* BEGIN DATASET CONTENT *

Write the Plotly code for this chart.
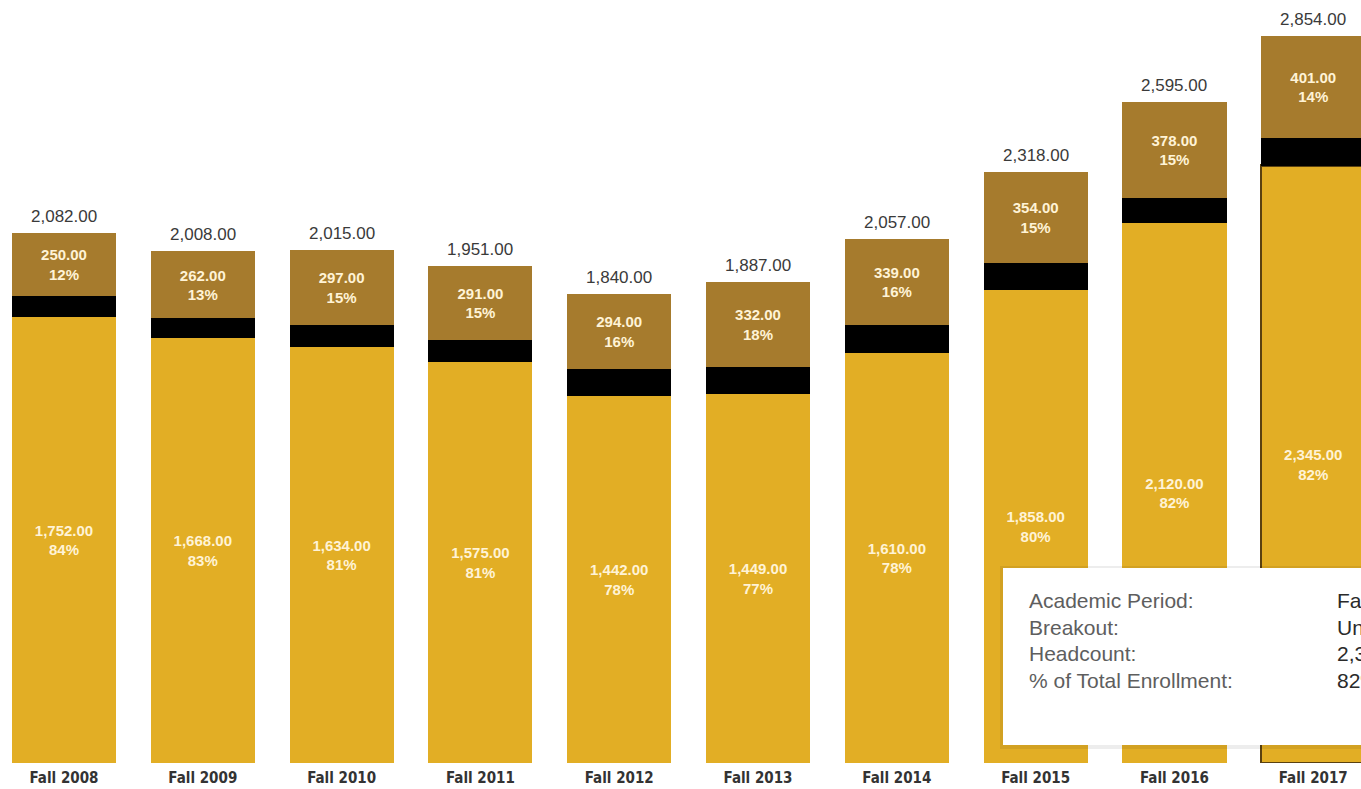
import plotly.graph_objects as go

# Fall headcount by breakout
terms = ["Fall 2008", "Fall 2009", "Fall 2010", "Fall 2011", "Fall 2012",
         "Fall 2013", "Fall 2014", "Fall 2015", "Fall 2016", "Fall 2017"]
totals = [2082, 2008, 2015, 1951, 1840, 1887, 2057, 2318, 2595, 2854]
undergrad = [1752, 1668, 1634, 1575, 1442, 1449, 1610, 1858, 2120, 2345]
graduate = [250, 262, 297, 291, 294, 332, 339, 354, 378, 401]
other = [t - u - g for t, u, g in zip(totals, undergrad, graduate)]

tip_labels = ["Academic Period:", "Breakout:", "Headcount:", "% of Total Enrollment:"]
tip_values = ["Fall 2017", "Undergraduate", "2,345.00", "82%"]

GOLD = "#E2AE25"
BROWN = "#A67B2D"
BLACK = "#000000"
LABEL = "#FFF3D6"

W, H = 1361, 789
BASE_PX = 763          # pixel row of the bar baseline
YMAX = 2995.0
X0, X1 = -0.461, 9.344


def seg_text(vals):
    return [f"<b>{v:,.2f}<br>{v / t * 100:.0f}%</b>" for v, t in zip(vals, totals)]


idx = list(range(len(terms)))
sel_width = [0] * (len(terms) - 1) + [2.5]

fig = go.Figure()
fig.add_bar(x=idx, y=undergrad, name="Undergraduate",
            marker=dict(color=GOLD, line=dict(color="#5A4110", width=sel_width)),
            text=seg_text(undergrad), textposition="inside",
            insidetextanchor="middle", textangle=0,
            textfont=dict(family="Liberation Sans, Arial", size=15, color=LABEL))
fig.add_bar(x=idx, y=other, name="Other",
            marker=dict(color=BLACK, line=dict(width=0)))
fig.add_bar(x=idx, y=graduate, name="Graduate",
            marker=dict(color=BROWN, line=dict(width=0)),
            text=seg_text(graduate), textposition="inside",
            insidetextanchor="middle", textangle=0,
            textfont=dict(family="Liberation Sans, Arial", size=15, color=LABEL))

annotations = []
for i, t in zip(idx, totals):
    annotations.append(dict(x=i, y=t, xref="x", yref="y", text=f"{t:,.2f}",
                            showarrow=False, yanchor="bottom", yshift=5,
                            font=dict(family="Liberation Sans, Arial", size=17,
                                      color="#3A3A3A")))


def px_x(p):
    return p / W


def px_y(p):
    return (BASE_PX - p) / BASE_PX


# hover card for the selected segment
shapes = [
    dict(type="rect", xref="paper", yref="paper",
         x0=px_x(1000), x1=px_x(1400), y0=px_y(749), y1=px_y(566),
         fillcolor="rgba(0,0,0,0.07)", line=dict(width=0), layer="above"),
    dict(type="rect", xref="paper", yref="paper",
         x0=px_x(1003), x1=px_x(1400), y0=px_y(745), y1=px_y(568),
         fillcolor="#FFFFFF", line=dict(width=0), layer="above"),
]
row_px = [600, 627, 653, 680]
for lab, val, ry in zip(tip_labels, tip_values, row_px):
    annotations.append(dict(x=px_x(1027), y=px_y(ry), xref="paper", yref="paper",
                            text=lab, showarrow=False, xanchor="left", yanchor="middle",
                            font=dict(family="Liberation Sans, Arial", size=21,
                                      color="#5E5E5E")))
    annotations.append(dict(x=px_x(1335), y=px_y(ry), xref="paper", yref="paper",
                            text=val, showarrow=False, xanchor="left", yanchor="middle",
                            font=dict(family="Liberation Sans, Arial", size=21,
                                      color="#2A2A2A")))

fig.update_layout(
    width=W, height=H,
    barmode="stack", bargap=0.25,
    showlegend=False,
    plot_bgcolor="#FFFFFF", paper_bgcolor="#FFFFFF",
    margin=dict(l=0, r=0, t=0, b=H - BASE_PX, autoexpand=False),
    annotations=annotations,
    shapes=shapes,
    uniformtext=dict(mode=False),
    xaxis=dict(range=[X0, X1], tickmode="array", tickvals=idx, ticktext=terms,
               showgrid=False, zeroline=False, showline=False, ticks="",
               automargin=False, ticklabelstandoff=4,
               tickfont=dict(family="DejaVu Sans Condensed, Liberation Sans Narrow, sans-serif",
                             size=15, color="#333333", weight="bold")),
    yaxis=dict(range=[0, YMAX], visible=False, showgrid=False, zeroline=False),
)

fig.write_html("out.html")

* END DATASET CONTENT *

▸ **EXERCISE INSTRUCTIONS**:
Every line from the start of the listing above through the line with "sel_width = [0] * (len(terms) - 1) + [2.5]" should be repeated exactly; skip the pictures and add nothing else.

▸ **RESPONSE**:
Write the Plotly code for this chart.
import plotly.graph_objects as go

# Fall headcount by breakout
terms = ["Fall 2008", "Fall 2009", "Fall 2010", "Fall 2011", "Fall 2012",
         "Fall 2013", "Fall 2014", "Fall 2015", "Fall 2016", "Fall 2017"]
totals = [2082, 2008, 2015, 1951, 1840, 1887, 2057, 2318, 2595, 2854]
undergrad = [1752, 1668, 1634, 1575, 1442, 1449, 1610, 1858, 2120, 2345]
graduate = [250, 262, 297, 291, 294, 332, 339, 354, 378, 401]
other = [t - u - g for t, u, g in zip(totals, undergrad, graduate)]

tip_labels = ["Academic Period:", "Breakout:", "Headcount:", "% of Total Enrollment:"]
tip_values = ["Fall 2017", "Undergraduate", "2,345.00", "82%"]

GOLD = "#E2AE25"
BROWN = "#A67B2D"
BLACK = "#000000"
LABEL = "#FFF3D6"

W, H = 1361, 789
BASE_PX = 763          # pixel row of the bar baseline
YMAX = 2995.0
X0, X1 = -0.461, 9.344


def seg_text(vals):
    return [f"<b>{v:,.2f}<br>{v / t * 100:.0f}%</b>" for v, t in zip(vals, totals)]


idx = list(range(len(terms)))
sel_width = [0] * (len(terms) - 1) + [2.5]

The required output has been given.